His paintings from this early period are shown in the Hall property's pole barn. They explore male power in front-facing, static portraits that are punishingly scraped, such as "Head (XIV)" (1962), which depicts a Hellenistic head as mottled as a corroded bronze. It's a wonder such paintings aren't actually punctured, so gouged do they appear. Golub adopted his scraping technique from Dubuffet, eventually favoring a meat cleaver for the job.
The violence of Golub's technique and materials — including sketches in sanguine, a chalk or clay containing iron oxide or red ocher that is the color of dried blood — evolves into depictions of active violence starting in the mid-'60s. The Vietnam War was raging, and Golub and Spero, both lifelong anti-war activists, joined protests.
War, eternal and generalized, is the subject of the monumental "Gigantomachy III" (1966). On a 114-by-212-inch canvas, four men attack a fifth, who lies contorted on the ground, while a sixth runs by in the distance. Their whitish, practically flayed bodies resemble ghostlike afterimages, as if they are already dead, though each sinew and muscle stands out.
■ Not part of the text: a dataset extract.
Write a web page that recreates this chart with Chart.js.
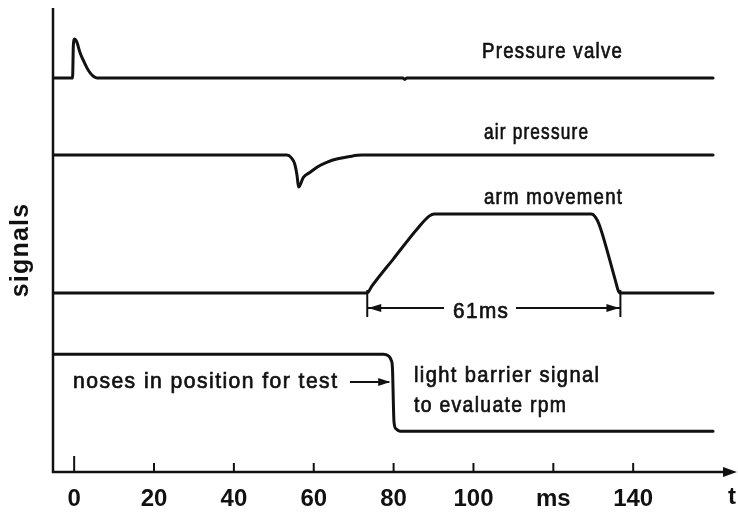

The main attacker's foot and leg are oddly bent and enlarged, an awkwardness that somehow increases the visual impact of the violence.
"Gigantomachy III," in the former horse barn, is paired with Golub's 1970s acrylic portraits of male public figures on linen canvases roughly 20 inches square. These lesser-known works indirectly evoke more specific political violence. Developed from news photos, each of which is given a date in the title, the portraits depict a smiling Mao Tse-tung, an affable-looking General Augusto Pinochet and other powerful men — visages jarringly at odds with the destruction of human life for which those dictators are held responsible.
- Courtesy Of Hall Art Foundation/ulrich Meyer And Harriet Horwitz Meyer Collection"
- "Gigantomachy III"
U.S.-sponsored state violence and oppression around the world, including in El Salvador and Iran, increasingly fuel the later works, in the cow barn. Most of these paintings, from the 1980s and early '90s, are gigantic, as if to mirror the scale of the damage. Yet they depict only a few figures caught mid-crime or in menacing poses — a reminder that, as in Golub's Mercenaries series, individual men carry out the work of the state.
These paintings are Golub's most realistic: The figures are dressed rather than looking like flayed nudes, trading weighted looks with each other and with visitors.
"White Squad X" (1986), part of a series that features a blood-red background, depicts a trio of men. One, blond and smiling, presses the head of a victim against the floor while holding a gun in the other hand; his partner, with back to the viewer, reaches for the gun at his hip and peers over his shoulder. That exemplary glance, implicating the viewer in the action, helps account for the horror that Golub's works inspire. Not only is the violence inescapable, larger than life, but the perpetrators' aggression reaches into the viewer's space.
In the 1988 documentary Golub, amid footage of the artist and his assistants on the floor scraping down "White Squad X" with meat cleavers, we hear Golub give his work an art-historical context.
"If you look at Renaissance art, medieval art, Assyrian art," he says, "it tells you a lot about who has power and who is getting the stick. It's a report. It's a report on how things are today."
Golub wanted his later work to be "reportage," as he called it, of American-sponsored atrocities. "Our foreign policy is that we subsidize actions like this in various parts of the world," he says in the film. "I would say virtually every country does things of this kind. And the most powerful countries do it the most.
"You know that old saying," he adds. "We've met the enemy and it is us."